Like A Rolling Stone - Themes

Themes

Unlike conventional chart hits of the time, the lyrics of "Like a Rolling Stone" were not about love, but expressed resentment and a yearning for revenge. Author Oliver Trager describes the lyrics as "Dylan's sneer at a woman who has fallen from grace and is reduced to fending for herself in a hostile, unfamiliar world." Until now, the song's target, Miss Lonely, has taken the easy way out, gone to the finest schools and had high-placed friends, but now that her situation has become difficult she has no meaningful experiences on which to base her character. The opening lines of the song establish the woman's former condition:

Once upon a time you dressed so fine
Threw the bums a dime in your prime, didn't you?

And the first verse ends with lines deriding her current condition:

Now you don't talk so loud
Now you don't seem so proud
About having to be scrounging your next meal

Despite the vitriol, the song also depicts compassion for Miss Lonely, as well as joy in the freedom of losing everything. Jann Wenner has commented that "Everything has been stripped away. You're on your own, you're free now ... You're so helpless and now you've got nothing left. And you're invisible—you've got no secrets—that's so liberating. You've nothing to fear anymore." The final verse ends with the lines:

When you ain't got nothing, you got nothing to lose
You're invisible now, you got no secrets to conceal

The refrain emphasizes these themes:

How does it feel
How does it feel
To be on your own
With no direction home
Like a complete unknown
Like a rolling stone

Dylan biographer Robert Shelton summed up the song's meaning as: "A song that seems to hail the dropout life for those who can take it segues into compassion for those who have dropped out of bourgeois surroundings. 'Rolling Stone' is about the loss of innocence and the harshness of experience. Myths, props, and old beliefs fall away to reveal a very taxing reality."

In a humorous vein, Dylan commented on the moral perspective of "Like a Rolling Stone" at a press conference at KQED television studio on December 3, 1965. A reporter suggested to Dylan the song took a hard line on a girl, and asked "Do you want to change their lives? or do you want to point out to them the error of their ways?" Laughing, Dylan replied, "I want to needle them."
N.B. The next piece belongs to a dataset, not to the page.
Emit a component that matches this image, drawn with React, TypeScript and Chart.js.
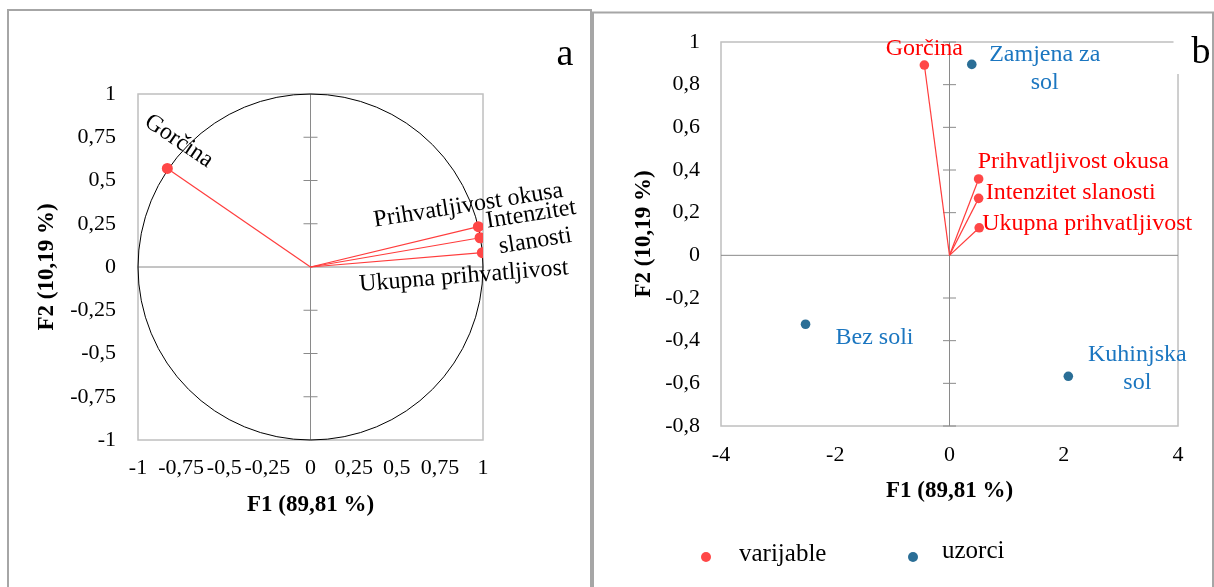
import React, { useEffect, useRef } from 'react';
import { Chart, registerables } from 'chart.js';

Chart.register(...registerables);

const FONT = '"Liberation Serif", "Times New Roman", Times, serif';

// ---------- shared text ----------
const xTitle = 'F1 (89,81 %)';
const yTitle = 'F2 (10,19 %)';

// ---------- panel a: correlation circle ----------
const aVarLabels: (string | string[])[] = ['Gorčina', 'Prihvatljivost okusa', ['Intenzitet', 'slanosti'], 'Ukupna prihvatljivost'];
const aF1 = [-0.83, 0.973, 0.983, 0.996];
const aF2 = [0.57, 0.233, 0.169, 0.083];
const aTicks = [-1, -0.75, -0.5, -0.25, 0, 0.25, 0.5, 0.75, 1];

// ---------- panel b: biplot ----------
const bVarLabels = ['Gorčina', 'Prihvatljivost okusa', 'Intenzitet slanosti', 'Ukupna prihvatljivost'];
const bVarF1 = [-0.44, 0.51, 0.51, 0.52];
const bVarF2 = [0.892, 0.358, 0.267, 0.129];
const sampleLabels: string[][] = [['Zamjena za', 'sol'], ['Bez soli'], ['Kuhinjska', 'sol']];
const sampleF1 = [0.39, -2.52, 2.08];
const sampleF2 = [0.895, -0.323, -0.567];
const bXTicks = [-4, -2, 0, 2, 4];
const bYTicks = [-0.8, -0.6, -0.4, -0.2, 0, 0.2, 0.4, 0.6, 0.8, 1];
const legendNames = ['varijable', 'uzorci'];

// ---------- styles (label placement relative to the point, in px) ----------
const aLabelStyle = [
  { dx: 8, dy: -22, rot: 34 },
  { dx: -9, dy: -15, rot: -9 },
  { dx: 52, dy: -17, rot: -9 },
  { dx: -18, dy: 30, rot: -4.6 },
];
const bVarLabelStyle = [
  { dx: 0, dy: -10, align: 'center' },
  { dx: -1, dy: -11, align: 'left' },
  { dx: 7, dy: 1, align: 'left' },
  { dx: 3, dy: 2, align: 'left' },
];
const sampleLabelStyle = [
  { dx: 73, dy: -3 },
  { dx: 69, dy: 20 },
  { dx: 69, dy: -15 },
];

const RED_PT = '#FF4747';
const RED_LINE = '#FF3C3C';
const RED_TXT = '#FF0000';
const BLUE_PT = '#2A6E96';
const BLUE_TXT = '#1B76C0';
const FRAME = '#A6A6A6';
const PLOT_BORDER = '#BFBFBF';
const AXIS = '#8A8A8A';

const fmt = (v: any) => String(v).replace('.', ',');

function drawText(
  ctx: CanvasRenderingContext2D,
  lines: string[],
  x: number,
  y: number,
  o: { rot?: number; align?: CanvasTextAlign; color: string; size: number; lh?: number; weight?: string }
) {
  ctx.save();
  ctx.translate(x, y);
  ctx.rotate(((o.rot || 0) * Math.PI) / 180);
  ctx.font = `${o.weight || 'normal'} ${o.size}px ${FONT}`;
  ctx.fillStyle = o.color;
  ctx.textAlign = o.align || 'center';
  ctx.textBaseline = 'alphabetic';
  lines.forEach((t, i) => ctx.fillText(t, 0, i * (o.lh || 27)));
  ctx.restore();
}

function line(ctx: CanvasRenderingContext2D, x1: number, y1: number, x2: number, y2: number) {
  ctx.beginPath();
  ctx.moveTo(x1, y1);
  ctx.lineTo(x2, y2);
  ctx.stroke();
}

function axisCfg(ticks: number[], min: number, max: number, title: string, isX: boolean, size: number, pad: number, titlePad: any) {
  return {
    type: 'linear' as const,
    min,
    max,
    afterBuildTicks: (s: any) => {
      s.ticks = ticks.map((v) => ({ value: v }));
    },
    afterFit: (s: any) => {
      if (isX) s.height = size;
      else s.width = size;
    },
    grid: { display: false, drawTicks: false, tickLength: 0 },
    border: { display: false },
    ticks: {
      autoSkip: false,
      maxRotation: 0,
      minRotation: 0,
      padding: pad,
      color: '#000',
      font: { family: FONT, size: 22 },
      callback: (v: any) => fmt(v),
    },
    title: {
      display: true,
      text: title,
      color: '#000',
      font: { family: FONT, size: 23, weight: 'bold' as const },
      padding: titlePad,
    },
  };
}

const panelAPlugin = {
  id: 'panelA',
  beforeDatasetsDraw(chart: any) {
    const { ctx, chartArea: ca, scales } = chart;
    const xs = scales.x;
    const ys = scales.y;
    ctx.save();
    ctx.strokeStyle = FRAME;
    ctx.lineWidth = 2;
    ctx.beginPath();
    ctx.moveTo(8, 587);
    ctx.lineTo(8, 10);
    ctx.lineTo(591, 10);
    ctx.lineTo(591, 587);
    ctx.stroke();

    ctx.strokeStyle = PLOT_BORDER;
    ctx.lineWidth = 1.5;
    ctx.strokeRect(ca.left, ca.top, ca.right - ca.left, ca.bottom - ca.top);

    const x0 = xs.getPixelForValue(0);
    const y0 = ys.getPixelForValue(0);
    ctx.strokeStyle = AXIS;
    ctx.lineWidth = 1;
    line(ctx, ca.left, y0, ca.right, y0);
    line(ctx, x0, ca.top, x0, ca.bottom);
    aTicks.forEach((v) => {
      if (v !== 0 && Math.abs(v) < 1) {
        const py = ys.getPixelForValue(v);
        line(ctx, x0 - 7, py, x0 + 7, py);
      }
    });

    ctx.strokeStyle = '#000';
    ctx.lineWidth = 1;
    ctx.beginPath();
    ctx.ellipse(x0, y0, xs.getPixelForValue(1) - x0, y0 - ys.getPixelForValue(1), 0, 0, Math.PI * 2);
    ctx.stroke();
    ctx.restore();
  },
  afterDatasetsDraw(chart: any) {
    const { ctx, scales } = chart;
    aVarLabels.forEach((lab, i) => {
      const px = scales.x.getPixelForValue(aF1[i]);
      const py = scales.y.getPixelForValue(aF2[i]);
      const st = aLabelStyle[i];
      drawText(ctx, Array.isArray(lab) ? lab : [lab], px + st.dx, py + st.dy, {
        rot: st.rot,
        color: '#000',
        size: 24,
        lh: 27,
      });
    });
    drawText(ctx, ['a'], 565, 65, { color: '#000', size: 38 });
  },
};

const OFFSET_B = 592;

const panelBPlugin = {
  id: 'panelB',
  beforeDatasetsDraw(chart: any) {
    const { ctx, chartArea: ca, scales } = chart;
    const xs = scales.x;
    const ys = scales.y;
    ctx.save();
    ctx.strokeStyle = FRAME;
    ctx.lineWidth = 2;
    ctx.beginPath();
    ctx.moveTo(1, 587);
    ctx.lineTo(1, 12.5);
    ctx.lineTo(621, 12.5);
    ctx.lineTo(621, 587);
    ctx.stroke();

    ctx.strokeStyle = PLOT_BORDER;
    ctx.lineWidth = 1.5;
    ctx.strokeRect(ca.left, ca.top, ca.right - ca.left, ca.bottom - ca.top);

    const x0 = xs.getPixelForValue(0);
    const y0 = ys.getPixelForValue(0);
    ctx.strokeStyle = AXIS;
    ctx.lineWidth = 1;
    line(ctx, ca.left, y0, ca.right, y0);
    line(ctx, x0, ca.top, x0, ca.bottom);
    bYTicks.forEach((v) => {
      if (v !== 0) {
        const py = ys.getPixelForValue(v);
        line(ctx, x0 - 6.5, py, x0 + 6.5, py);
      }
    });
    // white box behind panel letter
    ctx.fillStyle = '#fff';
    ctx.fillRect(1173.5 - OFFSET_B, 14, 38, 60);
    ctx.restore();
  },
  afterDatasetsDraw(chart: any) {
    const { ctx, scales } = chart;
    bVarLabels.forEach((lab, i) => {
      const px = scales.x.getPixelForValue(bVarF1[i]);
      const py = scales.y.getPixelForValue(bVarF2[i]);
      const st = bVarLabelStyle[i];
      drawText(ctx, [lab], px + st.dx, py + st.dy, {
        align: st.align as CanvasTextAlign,
        color: RED_TXT,
        size: 24,
      });
    });
    sampleLabels.forEach((lab, i) => {
      const px = scales.x.getPixelForValue(sampleF1[i]);
      const py = scales.y.getPixelForValue(sampleF2[i]);
      const st = sampleLabelStyle[i];
      drawText(ctx, lab, px + st.dx, py + st.dy, { color: BLUE_TXT, size: 24, lh: 28 });
    });
    drawText(ctx, ['b'], 1201 - OFFSET_B, 63, { color: '#000', size: 38 });

    // legend
    const legendItems = [
      { dotX: 706, dotY: 557, textX: 739, baseY: 561, color: RED_PT },
      { dotX: 913, dotY: 557, textX: 942, baseY: 558, color: BLUE_PT },
    ];
    legendItems.forEach((it, i) => {
      ctx.save();
      ctx.fillStyle = it.color;
      ctx.beginPath();
      ctx.arc(it.dotX - OFFSET_B, it.dotY, 5, 0, Math.PI * 2);
      ctx.fill();
      ctx.restore();
      drawText(ctx, [legendNames[i]], it.textX - OFFSET_B, it.baseY, { align: 'left', color: '#000', size: 25 });
    });
  },
};

export default function App() {
  const refA = useRef<HTMLCanvasElement>(null);
  const refB = useRef<HTMLCanvasElement>(null);

  useEffect(() => {
    if (!refA.current || !refB.current) return;

    const chartA = new Chart(refA.current, {
      type: 'scatter',
      data: {
        datasets: [
          {
            label: 'varijable',
            data: aF1.map((v, i) => ({ x: v, y: aF2[i] })),
            backgroundColor: RED_PT,
            pointBackgroundColor: RED_PT,
            pointBorderWidth: 0,
            pointRadius: 5.5,
            order: 0,
          } as any,
          ...aF1.map(
            (v, i) =>
              ({
                label: 'vec' + i,
                data: [
                  { x: 0, y: 0 },
                  { x: v, y: aF2[i] },
                ],
                showLine: true,
                borderColor: RED_LINE,
                borderWidth: 1.2,
                pointRadius: 0,
                order: 1,
              } as any)
          ),
        ],
      },
      options: {
        responsive: false,
        animation: false,
        layout: { padding: { left: 33, top: 94, right: 109, bottom: 67 } },
        plugins: { legend: { display: false }, tooltip: { enabled: false } },
        scales: {
          x: axisCfg(aTicks, -1, 1, xTitle, true, 80, 15, { top: 0, bottom: 1 }),
          y: axisCfg(aTicks, -1, 1, yTitle, false, 105, 22, { top: 0, bottom: 0 }),
        } as any,
      },
      plugins: [panelAPlugin as any],
    });

    const chartB = new Chart(refB.current, {
      type: 'scatter',
      data: {
        datasets: [
          {
            label: 'varijable',
            data: bVarF1.map((v, i) => ({ x: v, y: bVarF2[i] })),
            backgroundColor: RED_PT,
            pointBackgroundColor: RED_PT,
            pointBorderWidth: 0,
            pointRadius: 4.8,
            order: 0,
          } as any,
          {
            label: 'uzorci',
            data: sampleF1.map((v, i) => ({ x: v, y: sampleF2[i] })),
            backgroundColor: BLUE_PT,
            pointBackgroundColor: BLUE_PT,
            pointBorderWidth: 0,
            pointRadius: 4.8,
            order: 0,
          } as any,
          ...bVarF1.map(
            (v, i) =>
              ({
                label: 'vec' + i,
                data: [
                  { x: 0, y: 0 },
                  { x: v, y: bVarF2[i] },
                ],
                showLine: true,
                borderColor: RED_LINE,
                borderWidth: 1.2,
                pointRadius: 0,
                order: 1,
              } as any)
          ),
        ],
      },
      options: {
        responsive: false,
        animation: false,
        layout: { padding: { left: 38, top: 42, right: 36, bottom: 81 } },
        plugins: { legend: { display: false }, tooltip: { enabled: false } },
        scales: {
          x: axisCfg(bXTicks, -4, 4, xTitle, true, 80, 16, { top: 0, bottom: 1 }),
          y: axisCfg(bYTicks, -0.8, 1, yTitle, false, 91, 21, { top: 0, bottom: 0 }),
        } as any,
      },
      plugins: [panelBPlugin as any],
    });

    return () => {
      chartA.destroy();
      chartB.destroy();
    };
  }, []);

  return (
    <div style={{ position: 'absolute', left: 0, top: 0, width: 1214, height: 587, background: '#fff' }}>
      <canvas
        ref={refA}
        width={592}
        height={587}
        style={{ position: 'absolute', left: 0, top: 0, width: 592, height: 587 }}
      />
      <canvas
        ref={refB}
        width={622}
        height={587}
        style={{ position: 'absolute', left: OFFSET_B, top: 0, width: 622, height: 587 }}
      />
    </div>
  );
}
Commentators have tried to tie the characters in the song to specific people in Dylan's orbit in 1965. In his book POPism: The Warhol '60s, Andy Warhol recalled that some people in his circle believed that "Like a Rolling Stone" contained hostile references to him; he was told, "Listen to 'Like a Rolling Stone'—I think you're the diplomat on the chrome horse, man." The reason behind Dylan's alleged hostility to Warhol was supposedly Warhol's treatment of Edie Sedgwick, an actress and model. Sedgwick has been suggested as the basis of the central character in the song, 'Miss Lonely'. Sedgwick was briefly involved with Dylan in late 1965 and early 1966, around which time there was some discussion of the two making a movie together. According to Warhol collaborator Paul Morrissey, Sedgwick may have been in love with Dylan, and was shocked when she found out that Dylan had secretly married Sara Lownds in November 1965. However, in The Bob Dylan Encyclopedia, Michael Gray argues that Sedgwick had no connection with "Like a Rolling Stone", but states "there's no doubt that the ghost of Edie Sedgwick hangs around Blonde on Blonde".

Greil Marcus has alluded to a suggestion by art historian Thomas Crow that Dylan had written the song as a comment on Warhol's scene: "I heard a lecture by Thomas Crow ... about "Like a Rolling Stone" being about Edie Sedgwick within Andy Warhol's circle, as something that Dylan saw from the outside, not being personally involved with either of them, but as something he saw and was scared by and saw disaster looming and wrote a song as a warning, and it was compelling." Joan Baez, Marianne Faithful and Bob Neuwirth have also been mooted as possible targets of Dylan's scorn. Dylan's biographer Howard Sounes warned against reducing the song to the biography of one person, and suggested "it is more likely that the song was aimed generally at those perceived as being 'phony'". Sounes adds, "There is some irony in the fact that one of the most famous songs of the folk-rock era—an era associated primarily with ideals of peace and harmony—is one of vengeance."

Mike Marqusee has written at length on the conflicts in Dylan's life during this time, with its deepening alienation from his old folk-revival audience and clear-cut leftist causes. He suggests that the song is probably self-referential. "The song only attains full poignancy when one realises it is sung, at least in part, to the singer himself: he's the one 'with no direction home.'" Dylan himself has noted that after his motorcycle accident in 1966 he realized that "when I used words like 'he' and 'it' and 'they,' and talking about other people, I was really talking about nobody but me."